Everything from the first line down to the line containing "const seriesNames = ['鉱工業出荷', '国内向け', '輸出向け']" is to be retyped exactly, both ends included, with pictures left out.

================================

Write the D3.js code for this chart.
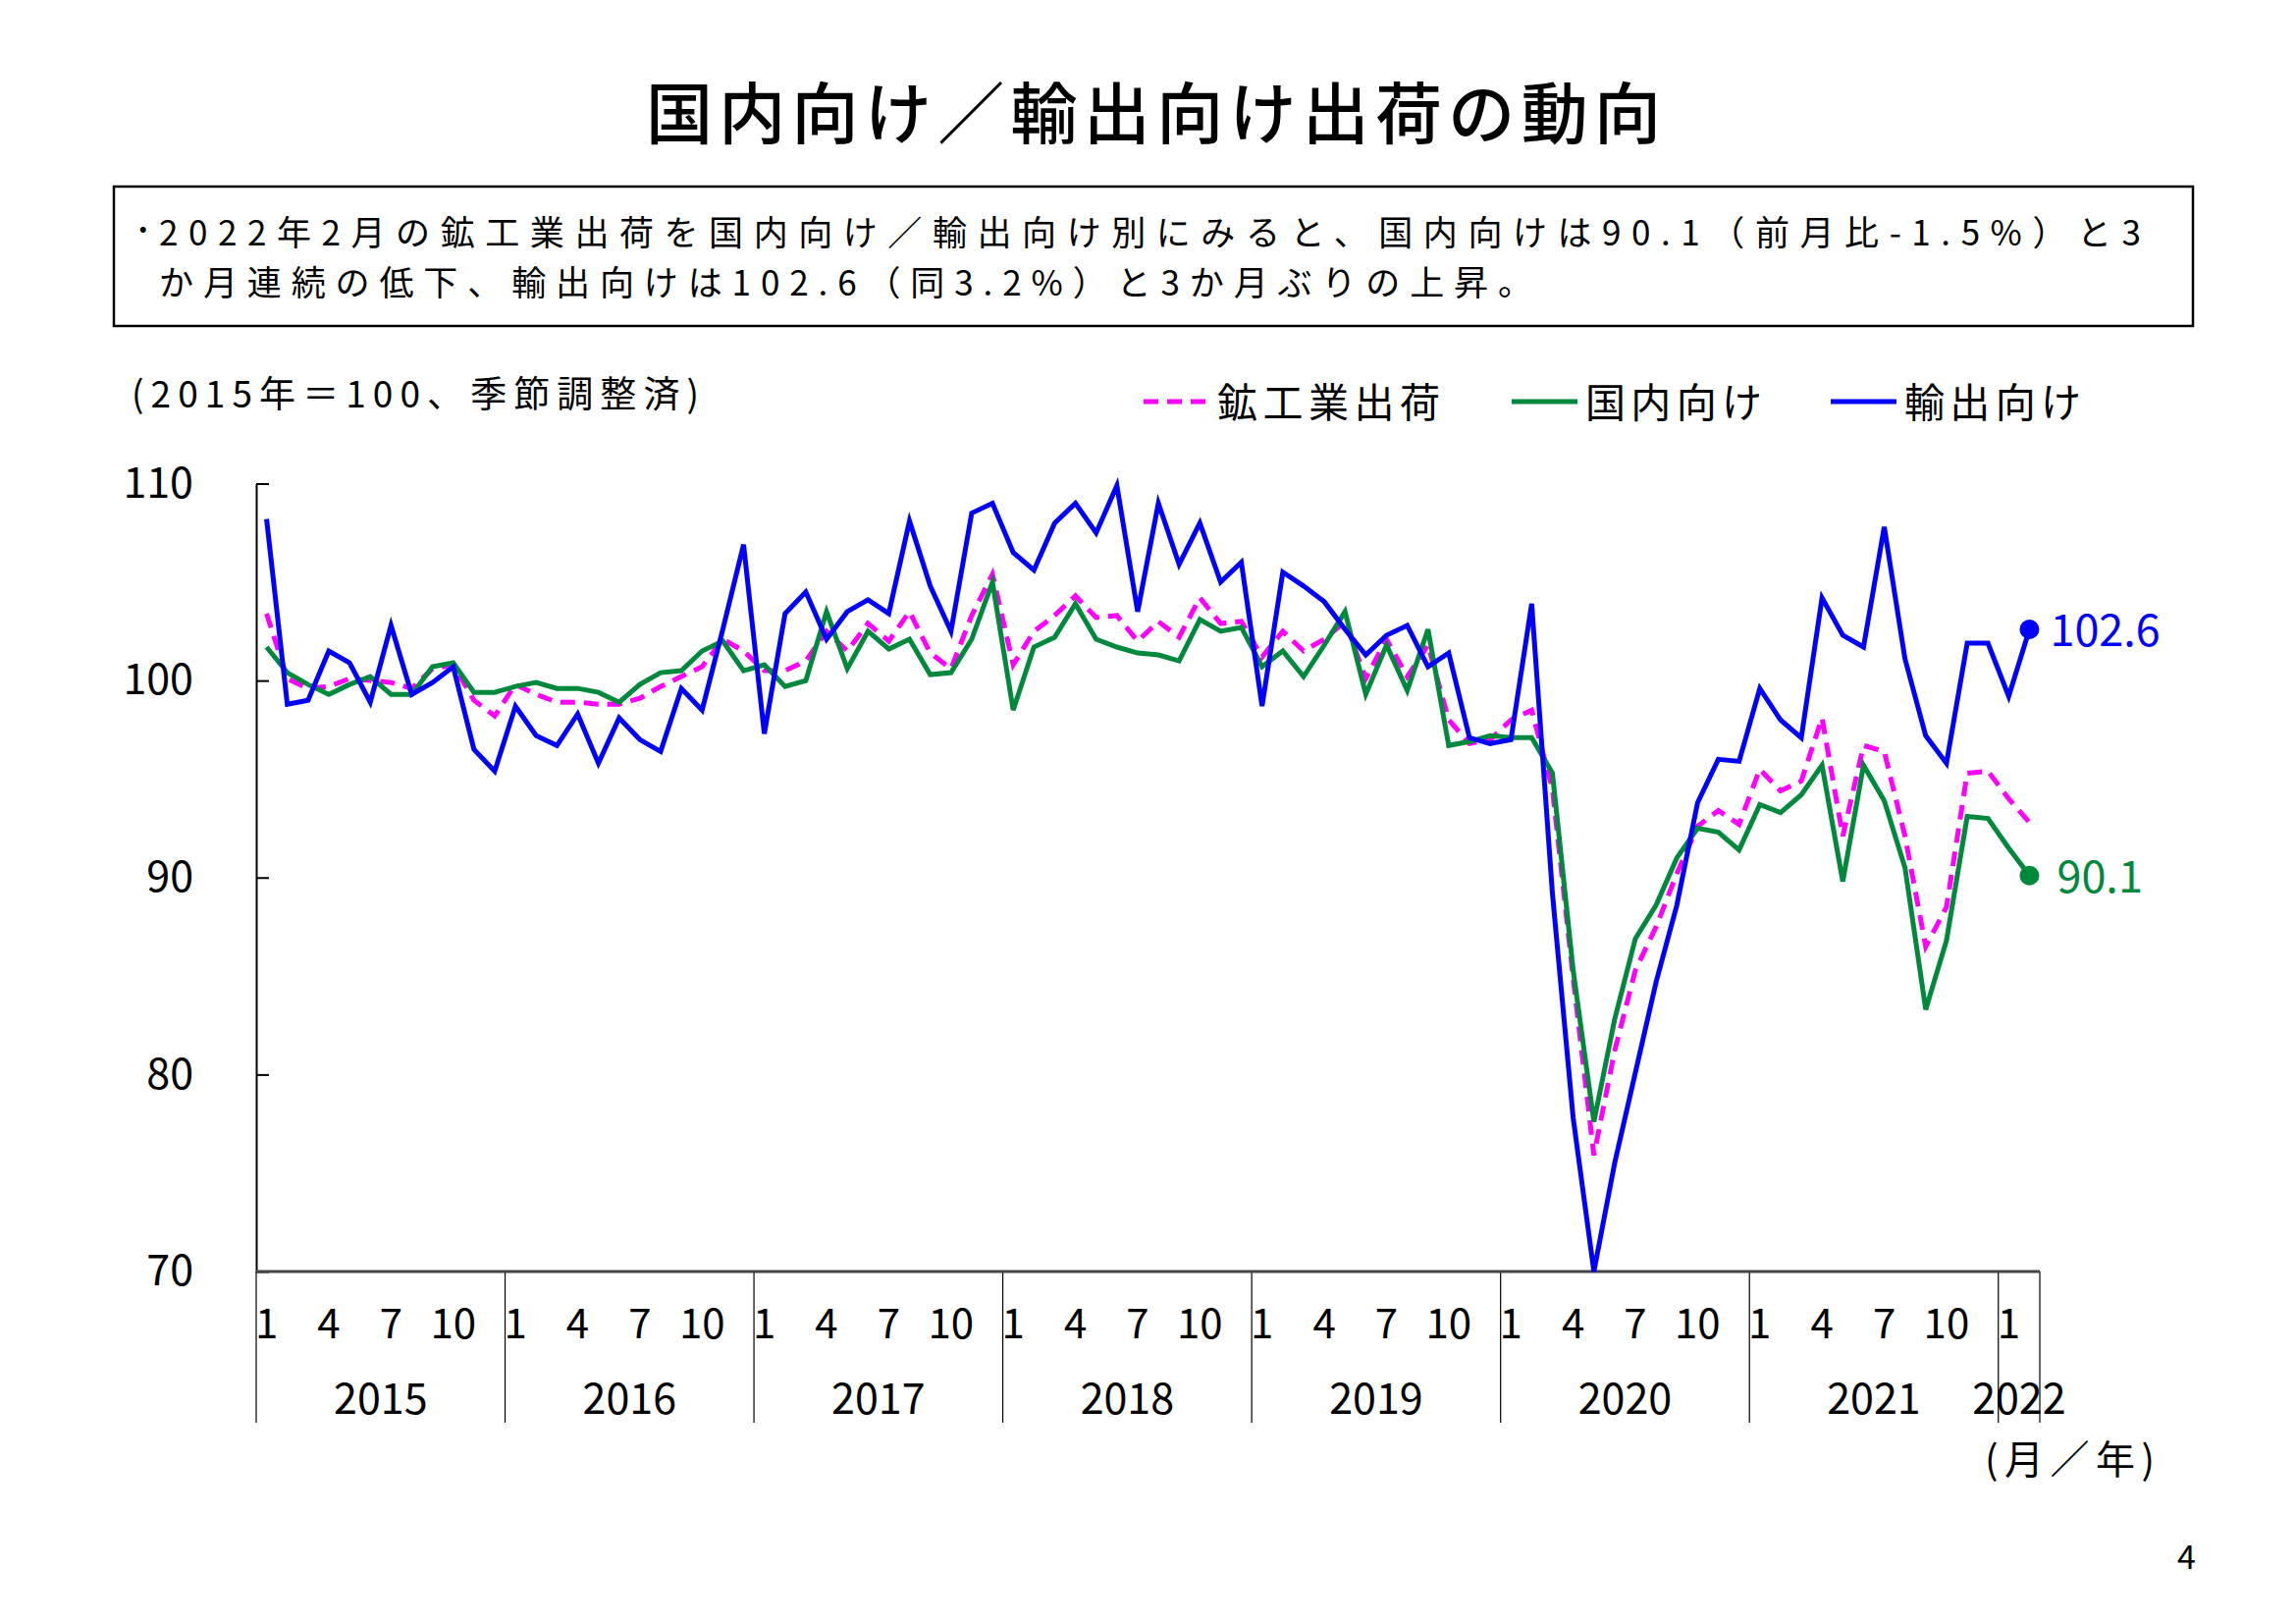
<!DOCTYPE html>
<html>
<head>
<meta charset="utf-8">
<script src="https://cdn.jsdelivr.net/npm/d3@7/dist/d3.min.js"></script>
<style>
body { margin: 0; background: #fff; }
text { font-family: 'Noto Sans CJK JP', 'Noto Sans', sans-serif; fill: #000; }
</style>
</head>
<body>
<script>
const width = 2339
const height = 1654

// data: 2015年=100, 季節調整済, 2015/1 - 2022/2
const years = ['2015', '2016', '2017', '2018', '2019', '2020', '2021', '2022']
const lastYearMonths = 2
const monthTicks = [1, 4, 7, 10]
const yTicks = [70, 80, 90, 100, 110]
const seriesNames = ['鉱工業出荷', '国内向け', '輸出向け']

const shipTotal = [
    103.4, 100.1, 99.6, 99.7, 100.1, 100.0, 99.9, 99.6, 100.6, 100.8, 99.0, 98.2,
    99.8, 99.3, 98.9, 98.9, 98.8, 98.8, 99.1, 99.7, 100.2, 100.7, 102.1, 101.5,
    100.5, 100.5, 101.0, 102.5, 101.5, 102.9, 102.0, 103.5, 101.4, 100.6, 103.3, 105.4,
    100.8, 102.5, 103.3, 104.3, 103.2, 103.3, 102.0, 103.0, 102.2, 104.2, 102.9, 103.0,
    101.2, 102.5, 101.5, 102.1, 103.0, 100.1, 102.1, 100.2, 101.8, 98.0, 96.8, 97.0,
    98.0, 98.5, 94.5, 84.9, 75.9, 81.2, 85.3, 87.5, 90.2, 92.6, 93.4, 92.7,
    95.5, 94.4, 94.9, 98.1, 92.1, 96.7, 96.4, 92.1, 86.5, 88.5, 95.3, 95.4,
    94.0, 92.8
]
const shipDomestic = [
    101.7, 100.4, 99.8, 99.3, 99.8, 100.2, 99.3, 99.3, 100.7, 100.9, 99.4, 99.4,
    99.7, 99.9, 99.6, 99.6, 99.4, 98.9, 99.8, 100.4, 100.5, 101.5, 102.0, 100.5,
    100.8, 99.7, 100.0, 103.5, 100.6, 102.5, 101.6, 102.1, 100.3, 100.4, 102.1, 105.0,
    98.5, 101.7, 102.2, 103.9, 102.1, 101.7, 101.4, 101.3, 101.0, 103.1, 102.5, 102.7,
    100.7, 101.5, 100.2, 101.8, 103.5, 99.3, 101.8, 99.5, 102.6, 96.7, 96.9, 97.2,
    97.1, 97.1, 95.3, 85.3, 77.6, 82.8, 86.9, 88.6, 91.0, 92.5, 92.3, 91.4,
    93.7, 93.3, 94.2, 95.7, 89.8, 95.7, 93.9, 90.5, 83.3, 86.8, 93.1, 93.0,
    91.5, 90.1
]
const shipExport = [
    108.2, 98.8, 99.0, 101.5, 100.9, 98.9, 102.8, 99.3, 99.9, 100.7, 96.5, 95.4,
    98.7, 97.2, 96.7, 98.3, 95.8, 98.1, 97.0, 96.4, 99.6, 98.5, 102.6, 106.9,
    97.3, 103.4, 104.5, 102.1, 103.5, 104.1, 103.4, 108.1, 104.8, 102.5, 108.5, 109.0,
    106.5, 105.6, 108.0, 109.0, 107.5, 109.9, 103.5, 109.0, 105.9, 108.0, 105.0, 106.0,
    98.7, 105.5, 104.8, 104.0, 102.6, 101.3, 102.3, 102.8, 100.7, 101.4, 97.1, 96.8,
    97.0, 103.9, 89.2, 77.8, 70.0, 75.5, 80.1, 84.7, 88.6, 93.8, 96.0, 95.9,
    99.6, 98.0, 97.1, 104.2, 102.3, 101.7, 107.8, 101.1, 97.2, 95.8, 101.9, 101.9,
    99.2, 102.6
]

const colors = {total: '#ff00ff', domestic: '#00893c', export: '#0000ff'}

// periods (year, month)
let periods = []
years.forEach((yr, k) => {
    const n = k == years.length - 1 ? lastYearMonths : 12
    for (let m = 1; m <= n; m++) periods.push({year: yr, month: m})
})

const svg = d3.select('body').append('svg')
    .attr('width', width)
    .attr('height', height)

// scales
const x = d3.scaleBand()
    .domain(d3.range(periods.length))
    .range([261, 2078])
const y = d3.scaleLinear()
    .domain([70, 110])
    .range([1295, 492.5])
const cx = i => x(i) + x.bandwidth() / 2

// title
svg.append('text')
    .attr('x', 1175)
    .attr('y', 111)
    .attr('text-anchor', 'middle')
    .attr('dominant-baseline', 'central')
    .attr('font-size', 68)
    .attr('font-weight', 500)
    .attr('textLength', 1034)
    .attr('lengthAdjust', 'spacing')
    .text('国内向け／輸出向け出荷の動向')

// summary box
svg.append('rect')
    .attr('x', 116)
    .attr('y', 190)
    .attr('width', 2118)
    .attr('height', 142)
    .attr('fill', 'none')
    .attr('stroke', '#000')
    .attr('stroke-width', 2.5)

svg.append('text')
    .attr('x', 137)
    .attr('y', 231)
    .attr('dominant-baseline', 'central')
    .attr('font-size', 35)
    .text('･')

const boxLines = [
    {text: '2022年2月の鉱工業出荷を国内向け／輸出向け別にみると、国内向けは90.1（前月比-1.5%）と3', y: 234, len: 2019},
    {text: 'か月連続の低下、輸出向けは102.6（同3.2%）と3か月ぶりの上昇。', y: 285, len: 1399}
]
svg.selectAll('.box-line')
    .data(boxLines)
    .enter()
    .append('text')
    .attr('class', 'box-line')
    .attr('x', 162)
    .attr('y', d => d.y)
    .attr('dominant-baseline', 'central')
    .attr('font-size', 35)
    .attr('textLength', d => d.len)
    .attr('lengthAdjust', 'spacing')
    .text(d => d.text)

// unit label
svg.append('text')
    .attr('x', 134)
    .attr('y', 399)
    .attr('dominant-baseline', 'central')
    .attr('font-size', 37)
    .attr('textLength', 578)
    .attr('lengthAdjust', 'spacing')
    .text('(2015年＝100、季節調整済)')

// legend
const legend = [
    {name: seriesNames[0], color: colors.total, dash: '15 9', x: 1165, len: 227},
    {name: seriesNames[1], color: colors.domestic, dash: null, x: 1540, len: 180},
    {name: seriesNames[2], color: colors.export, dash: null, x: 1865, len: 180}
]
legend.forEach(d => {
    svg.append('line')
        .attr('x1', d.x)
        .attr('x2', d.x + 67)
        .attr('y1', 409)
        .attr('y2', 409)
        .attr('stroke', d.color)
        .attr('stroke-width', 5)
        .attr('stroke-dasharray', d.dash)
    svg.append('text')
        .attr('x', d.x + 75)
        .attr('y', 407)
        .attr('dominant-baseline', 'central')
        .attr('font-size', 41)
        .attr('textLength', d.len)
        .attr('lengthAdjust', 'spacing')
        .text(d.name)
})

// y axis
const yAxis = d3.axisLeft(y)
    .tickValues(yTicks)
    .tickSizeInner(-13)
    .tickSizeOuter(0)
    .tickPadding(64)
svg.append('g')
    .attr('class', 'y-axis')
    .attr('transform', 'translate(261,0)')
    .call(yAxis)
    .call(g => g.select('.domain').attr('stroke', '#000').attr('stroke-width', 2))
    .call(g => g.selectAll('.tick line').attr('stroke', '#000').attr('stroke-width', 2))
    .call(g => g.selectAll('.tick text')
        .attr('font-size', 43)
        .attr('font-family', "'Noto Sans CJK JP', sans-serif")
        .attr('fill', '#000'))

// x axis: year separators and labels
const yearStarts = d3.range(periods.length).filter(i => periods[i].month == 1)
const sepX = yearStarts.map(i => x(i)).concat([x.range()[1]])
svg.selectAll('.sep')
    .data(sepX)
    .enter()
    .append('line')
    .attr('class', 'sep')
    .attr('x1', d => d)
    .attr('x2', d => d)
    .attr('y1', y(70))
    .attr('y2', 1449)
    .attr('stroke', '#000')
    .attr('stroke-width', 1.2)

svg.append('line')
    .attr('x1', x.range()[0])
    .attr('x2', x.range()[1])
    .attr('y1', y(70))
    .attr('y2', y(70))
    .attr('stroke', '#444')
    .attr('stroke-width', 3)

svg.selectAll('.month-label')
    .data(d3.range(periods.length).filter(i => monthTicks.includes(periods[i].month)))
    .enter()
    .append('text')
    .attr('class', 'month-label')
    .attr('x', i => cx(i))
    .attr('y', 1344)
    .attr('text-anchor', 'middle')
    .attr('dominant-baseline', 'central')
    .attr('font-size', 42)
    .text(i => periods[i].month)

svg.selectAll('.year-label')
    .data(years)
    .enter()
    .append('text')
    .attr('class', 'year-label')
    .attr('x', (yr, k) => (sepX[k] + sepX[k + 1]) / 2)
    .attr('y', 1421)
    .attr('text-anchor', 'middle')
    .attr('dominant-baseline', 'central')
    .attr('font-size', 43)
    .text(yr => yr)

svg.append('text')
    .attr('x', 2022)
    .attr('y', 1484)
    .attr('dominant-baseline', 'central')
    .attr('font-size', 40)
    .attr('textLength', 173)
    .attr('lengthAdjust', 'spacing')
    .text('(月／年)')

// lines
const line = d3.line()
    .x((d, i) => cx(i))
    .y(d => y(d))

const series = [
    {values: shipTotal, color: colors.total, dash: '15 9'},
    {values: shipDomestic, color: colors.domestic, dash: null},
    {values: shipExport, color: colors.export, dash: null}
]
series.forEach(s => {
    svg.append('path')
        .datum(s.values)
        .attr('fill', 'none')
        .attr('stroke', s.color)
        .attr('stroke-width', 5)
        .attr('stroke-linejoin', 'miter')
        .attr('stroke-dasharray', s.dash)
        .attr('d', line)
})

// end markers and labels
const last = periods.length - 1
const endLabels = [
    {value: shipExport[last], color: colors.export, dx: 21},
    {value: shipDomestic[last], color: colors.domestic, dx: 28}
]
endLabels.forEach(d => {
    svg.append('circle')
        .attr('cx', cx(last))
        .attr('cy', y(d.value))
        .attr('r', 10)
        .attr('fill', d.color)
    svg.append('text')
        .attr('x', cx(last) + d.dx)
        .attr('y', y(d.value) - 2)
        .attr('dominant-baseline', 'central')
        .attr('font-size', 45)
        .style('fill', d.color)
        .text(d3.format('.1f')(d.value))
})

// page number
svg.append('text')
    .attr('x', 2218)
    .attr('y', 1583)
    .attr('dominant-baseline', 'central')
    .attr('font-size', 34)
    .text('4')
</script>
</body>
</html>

================================

* **ANSWER TO THE TASK**
Write the D3.js code for this chart.
<!DOCTYPE html>
<html>
<head>
<meta charset="utf-8">
<script src="https://cdn.jsdelivr.net/npm/d3@7/dist/d3.min.js"></script>
<style>
body { margin: 0; background: #fff; }
text { font-family: 'Noto Sans CJK JP', 'Noto Sans', sans-serif; fill: #000; }
</style>
</head>
<body>
<script>
const width = 2339
const height = 1654

// data: 2015年=100, 季節調整済, 2015/1 - 2022/2
const years = ['2015', '2016', '2017', '2018', '2019', '2020', '2021', '2022']
const lastYearMonths = 2
const monthTicks = [1, 4, 7, 10]
const yTicks = [70, 80, 90, 100, 110]
const seriesNames = ['鉱工業出荷', '国内向け', '輸出向け']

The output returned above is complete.